Puis PM et Maurette pointent les incohérences, à juste titre. Vous êtes en fait d’accord sur Gian Maria Volonte qui sort du coffre en pleine rue. Ouvrir des menottes avec une épingle a nourrice ? Jamais essayé. Mais bon... La vitre, mouais... ça peut passer c’est du cinéma. La cavale en forêt, le coup de bol qu’ils se trouvent avec le bon coffre ouvert, ok. Passons sur les raccords pas raccord. Mais Volonte qui court avec Bourvil pour attraper un train, sans personne d’autre... Et pourquoi le garde ne fait-il pas sonner l’alarme avant ? Pourquoi le motard n’est-il pas étonné que Delon soit surpris de ne pas pouvoir ouvrir le coffre... alors qu’il vient déjà d’être contrôlé et qu’il devrait le savoir ? Mais surtout d’où sort Volonte à la fin ? Pourquoi ? Et pourquoi pas Bourvil en otage, ce qui leur offrait de meilleures chances dans un parc truffé de perdreaux ?
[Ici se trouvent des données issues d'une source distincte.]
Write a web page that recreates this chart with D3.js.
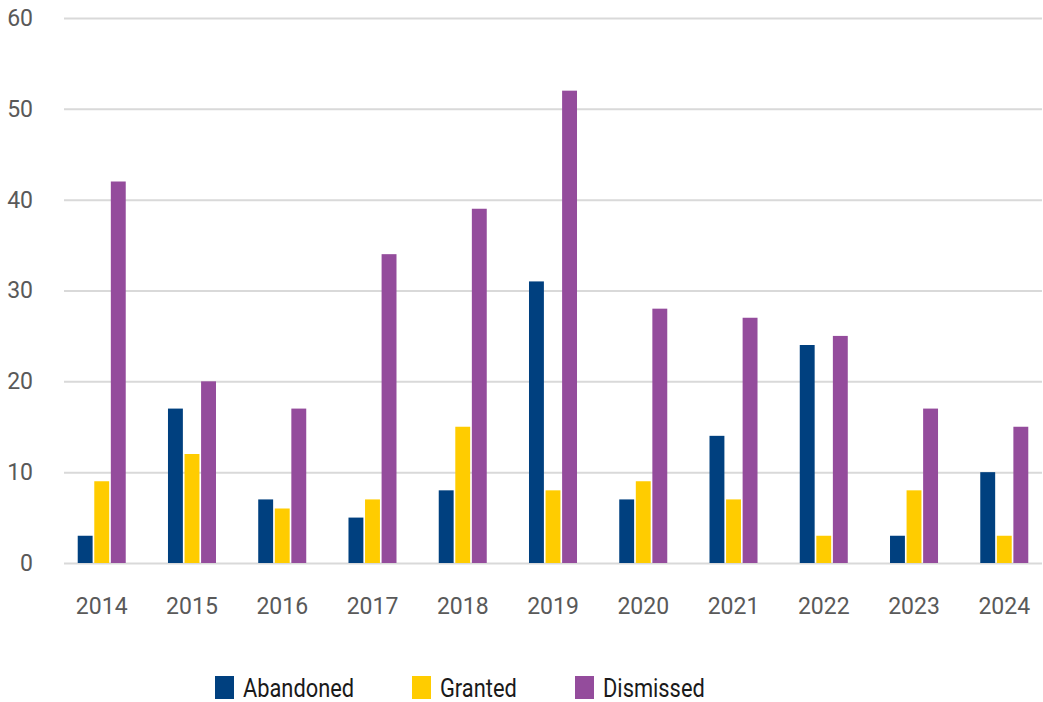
<html>
  <head>
    <style>
      body { margin: 0; background: #fff; }
      text { font-family: Roboto, "Noto Sans", sans-serif; }
      .grid line { stroke: #d9d9d9; stroke-width: 2px; }
      .tick text { fill: #595959; font-size: 23px; }
      .legend text { fill: #1a1a1a; font-size: 26px; }
    </style>
  </head>
  <body>
    <script src="https://d3js.org/d3.v7.min.js"></script>
    <script>
    var years = ["2014", "2015", "2016", "2017", "2018", "2019", "2020", "2021", "2022", "2023", "2024"];
    var seriesNames = ["Abandoned", "Granted", "Dismissed"];
    var abandoned = [3, 17, 7, 5, 8, 31, 7, 14, 24, 3, 10];
    var granted = [9, 12, 6, 7, 15, 8, 9, 7, 3, 8, 3];
    var dismissed = [42, 20, 17, 34, 39, 52, 28, 27, 25, 17, 15];
    var yTicks = [0, 10, 20, 30, 40, 50, 60];
    var colors = ["#00407f", "#ffcc00", "#944c9c"];

    var width = 1043, height = 702;
    var plotLeft = 64, plotRight = 1042, plotTop = 18, plotBottom = 563;

    var svg = d3.select("body")
        .append("svg")
        .attr("width", width)
        .attr("height", height);

    var x = d3.scaleBand().domain(years).range([plotLeft, plotRight])
        .paddingInner(0.468).paddingOuter(0.152);
    var xs = d3.scaleBand().domain(seriesNames).range([0, x.bandwidth()])
        .paddingInner(0.1);
    var y = d3.scaleLinear().domain([0, 60]).range([plotBottom, plotTop]);
    var color = d3.scaleOrdinal(seriesNames, colors);

    // gridlines + y labels
    var yAxis = svg.append("g")
        .attr("class", "grid")
        .attr("transform", "translate(" + plotLeft + ",0)")
        .call(d3.axisLeft(y).tickValues(yTicks).tickSize(plotLeft - plotRight).tickPadding(31));
    yAxis.select(".domain").remove();
    yAxis.selectAll(".tick text").attr("dy", "0.32em");

    var xAxis = svg.append("g")
        .attr("transform", "translate(0," + plotBottom + ")")
        .call(d3.axisBottom(x).tickSize(0).tickPadding(35));
    xAxis.select(".domain").remove();

    var rows = years.map(function(yr, i) {
      return { year: yr, values: [abandoned[i], granted[i], dismissed[i]] };
    });

    var groups = svg.append("g").selectAll("g")
        .data(rows)
        .enter().append("g")
        .attr("transform", function(d) { return "translate(" + x(d.year) + ",0)"; });

    groups.selectAll("rect")
        .data(function(d) {
          return seriesNames.map(function(s, j) { return { key: s, value: d.values[j] }; });
        })
        .enter().append("rect")
        .attr("x", function(d) { return xs(d.key); })
        .attr("y", function(d) { return y(d.value); })
        .attr("width", xs.bandwidth())
        .attr("height", function(d) { return y(0) - y(d.value); })
        .attr("fill", function(d) { return color(d.key); });

    // legend
    var legendX = [215, 412, 575];
    var legend = svg.append("g").attr("class", "legend")
        .selectAll("g")
        .data(seriesNames)
        .enter().append("g")
        .attr("transform", function(d, i) { return "translate(" + legendX[i] + ",676)"; });

    legend.append("rect")
        .attr("width", 19)
        .attr("height", 23)
        .attr("fill", function(d) { return color(d); });

    legend.append("text")
        .attr("transform", "translate(28,21) scale(0.84,1)")
        .text(function(d) { return d; });
    </script>
  </body>
</html>
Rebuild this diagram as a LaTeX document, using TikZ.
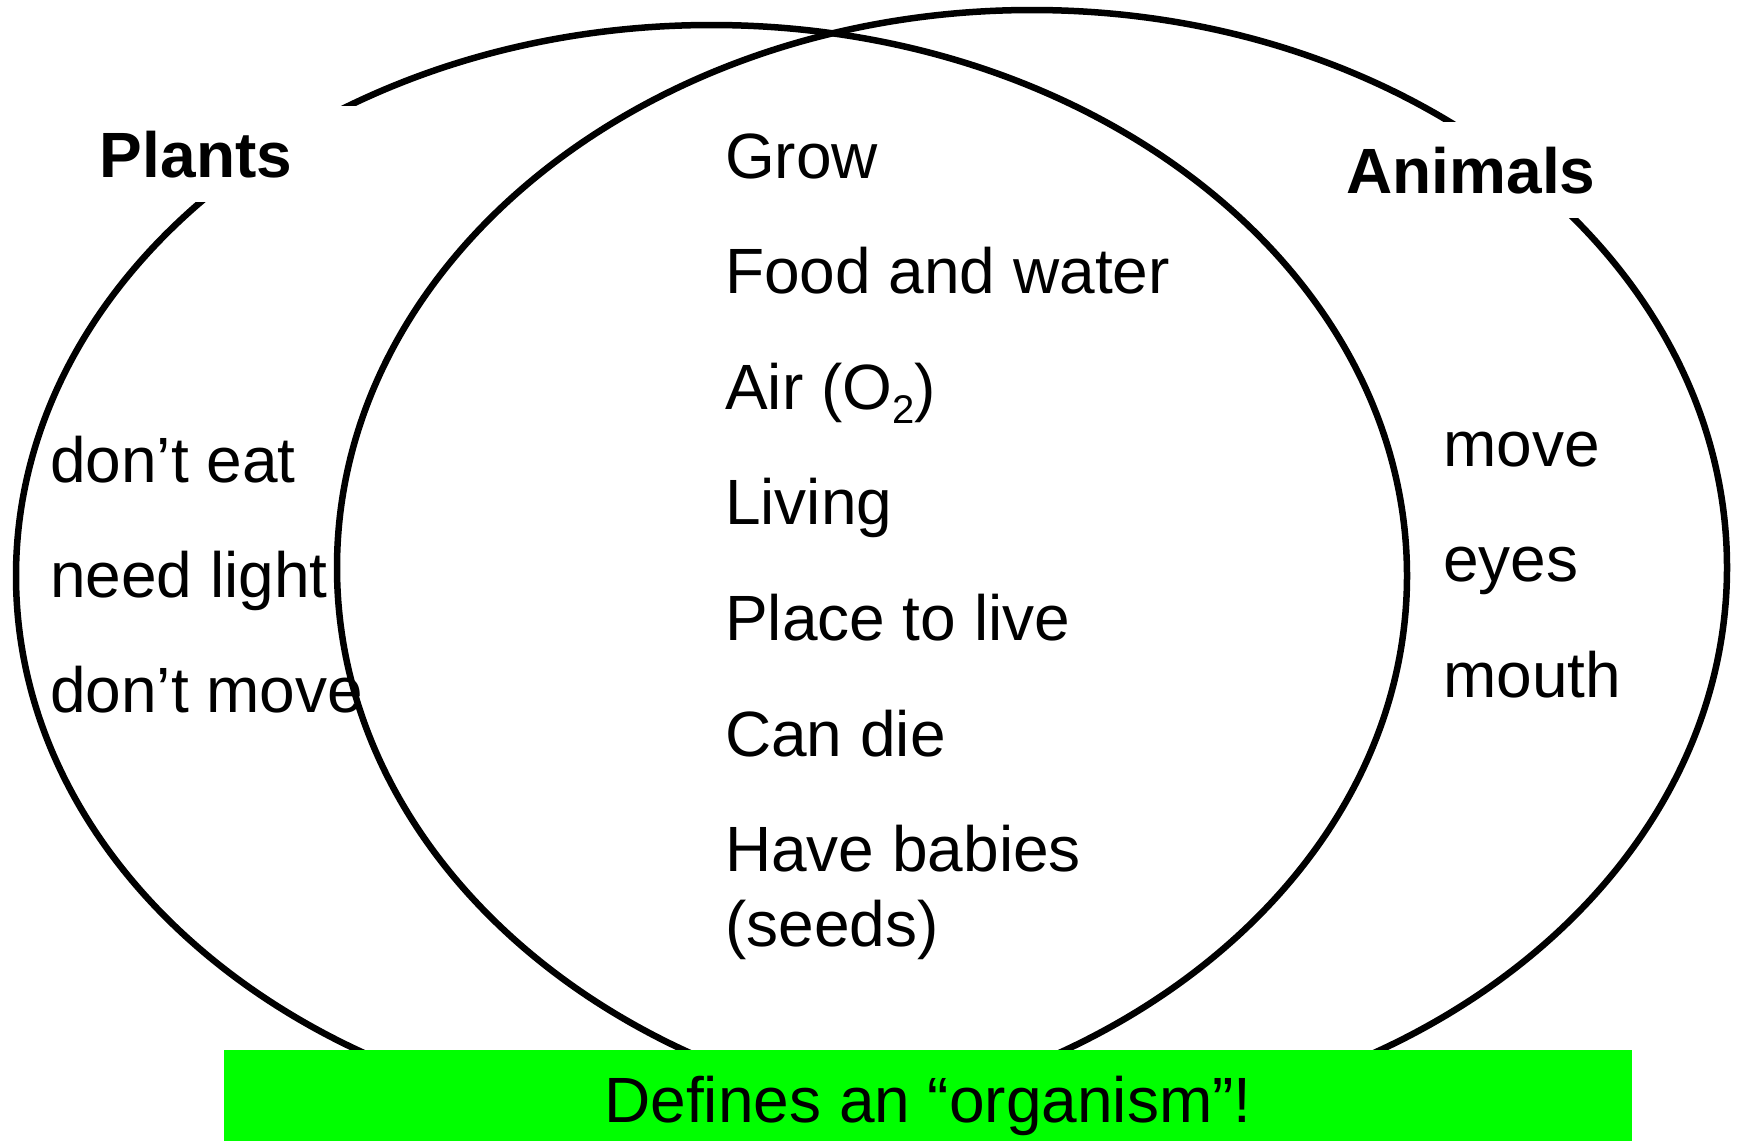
\documentclass[tikz,border=0pt]{standalone}
\usepackage{fontspec}
\setmainfont{Liberation Sans}
\begin{document}
\begin{tikzpicture}[x=1pt,y=-1pt,
  lbl/.style={anchor=base west, inner sep=0pt, font=\fontsize{64}{74}\selectfont},
  head/.style={fill=white, inner sep=0pt, minimum height=96pt, text height=46pt, text depth=0pt, font=\fontsize{64}{74}\selectfont\bfseries},
  ring/.style={line width=6.5pt, draw=black}]
\useasboundingbox (0,0) rectangle (1738,1141);
% two overlapping ellipses
\draw[ring] (711.5,575.8) ellipse [x radius=695.5pt, y radius=550.8pt];
\draw[ring] (1032,567.5) ellipse [x radius=695pt, y radius=557.5pt];
% headings on white
\node[head, minimum width=360pt] (plants) at (196,154) {Plants};
\node[head, minimum width=340pt] (animals) at (1471,170) {Animals};
% green banner
\node[fill={rgb,255:red,0;green,255;blue,0}, inner sep=0pt, minimum width=1408pt, minimum height=91pt,
      text height=53pt, text depth=0pt, font=\fontsize{64}{74}\selectfont] (banner) at (928,1095.5)
      {Defines an “organism”!};
% plants only
\node[lbl] (p1) at (50,482) {don’t eat};
\node[lbl] (p2) at (50,597) {need light};
\node[lbl] (p3) at (50,712) {don’t move};
% shared
\node[lbl] (c1) at (725,178) {Grow};
\node[lbl] (c2) at (725,293.5) {Food and water};
\node[lbl] (c3) at (725,409) {Air (O\raisebox{-14pt}{\fontsize{40}{40}\selectfont 2})};
\node[lbl] (c4) at (725,524.5) {Living};
\node[lbl] (c5) at (725,640) {Place to live};
\node[lbl] (c6) at (725,756) {Can die};
\node[lbl] (c7) at (725,871) {Have babies};
\node[lbl] (c8) at (725,946) {(seeds)};
% animals only
\node[lbl] (a1) at (1443,466) {move};
\node[lbl] (a2) at (1443,581) {eyes};
\node[lbl] (a3) at (1443,697) {mouth};
\end{tikzpicture}
\end{document}
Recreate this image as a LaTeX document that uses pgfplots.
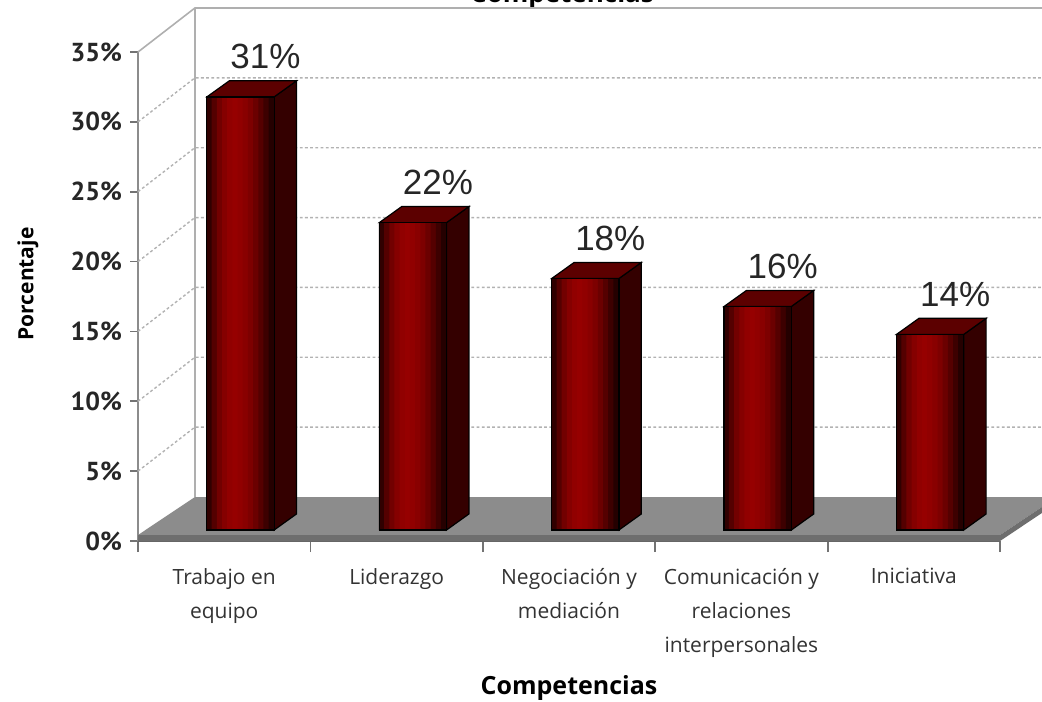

Enfin, toutes ces pistes de scénario qui ne vont nulle part. Quid du beau-frère du gardien qui connaît les lieux ? Delon l’oublie dans son décompte des personnes au courant. Et Rico ? Il fout la merde puis disparaît. Pourquoi le gardien vient-il voir Rico ? Le fils de Santi, mort pas mort ? Qu’a fait Volante avant, pour que Delon croie en lui et qui justifie un tel dispositif ? (Sauf au moment de prendre le train !)
Bref j’avais cru que j’allais voir un chef d’oeuvre maintes fois loué. Mais Bourvil, certes malade, à contre-emploi, a l’air en bois, joue les faux durs, joue mal ! Périer, Montand assurent, eux. Puis tout ce jazz, ces scènes de boîte de nuit... En plus la célèbre citation est bidon. Et le générique est laid.
Mythique ? Chiant. Le deuxième souffle, Le deuxième souffle ! (Ou Le samouraï)
melchasau 26 juillet 2022
Le cercle rouge - Jean-Pierre Melville - critique
Tout ce que vous dites est exacte.
Et c’est précisément pour cette raison que "Le cercle rouge" est un chef-d’oeuvre.
Melville ne recherchait pas le réel (ce qui aurait été le cas en gommant les détails que vous relevez).
Melville poursuivait la vérité, selon la formule de Chaplin (citée par Melville lui-même lors d’une interview) : "Il faut tuer le réalisme au nom de la vérité".
Cordialement,
criss 23 septembre 2022
Le cercle rouge - Jean-Pierre Melville - critique
Chef-d’oeuvre rigoureux,sombre,épuré.Un classique indémodable,indiscutable.